Apart from standard permissions, special permissions provide additional security features.

• Setuid (s):

  • Setuid allows a file to be executed with the permissions of the file owner. It’s set using chmod u+s filename.
  • Example: When set on a binary like /usr/bin/passwd, it allows users to change their passwords without needing root privileges.

• Setgid (s):

  • Setgid ensures that files created in a directory inherit the group of the directory itself. It’s set using chmod g+s directory.
  • Example: In a shared directory, this maintains the group’s common access without manual adjustments.

• Sticky Bit (t):

  • The Sticky Bit, when set on a directory, restricts file deletion within it to only the file owner. It’s set with chmod +t directory.
  • Example: On directories like /tmp, it prevents users from deleting each other’s files, maintaining a clean environment.
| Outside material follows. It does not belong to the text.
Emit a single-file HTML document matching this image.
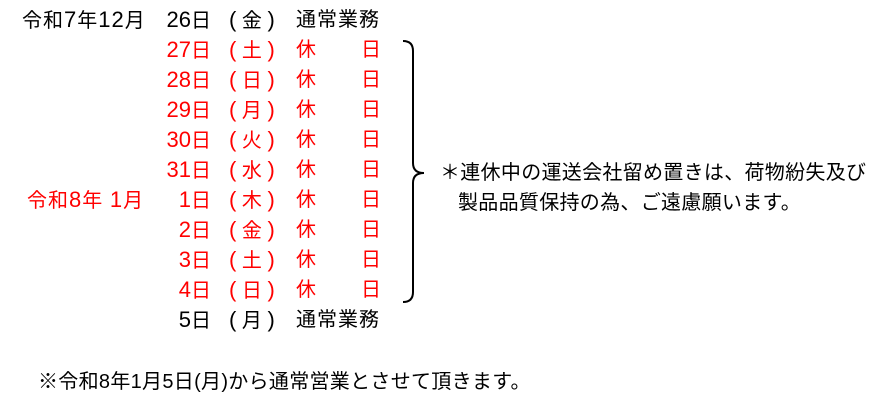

These special permissions are powerful tools. They help ensure that files and processes run securely without compromising usability.

Security Implications and Best Practices

Effective user permission management in Linux is critical for maintaining the security and efficiency of our systems. Let’s examine the potential risks of misconfigurations and how to ensure we maintain optimal permission settings.

Risks of Misconfigured Permissions

Misconfigured permissions can lead to several security vulnerabilities. If a user has root or sudo access without needing it, they can inadvertently or maliciously alter system files. This compromises the integrity of our system.

Unauthorized ACLs (Access Control Lists) can expose sensitive data. Other users might gain access to confidential files, leading to data breaches. Other risks include the potential for privilege escalation. A regular user might exploit weaknesses to gain administrative privileges.

Ensuring Optimal Permission Settings

To maintain optimal permission settings, we should regularly audit user permissions using tools like sudo -l to list sudo privileges. Consistently review group memberships and ACLs to ensure only authorized users have access to sensitive data.

Implementing a principle of least privilege is key. Users should only have necessary permissions for their roles. Additionally, leveraging tools like chmod and usermod helps refine permissions precisely.

Lastly, regularly updating our security policies and keeping all users informed ensures adherence to best practices.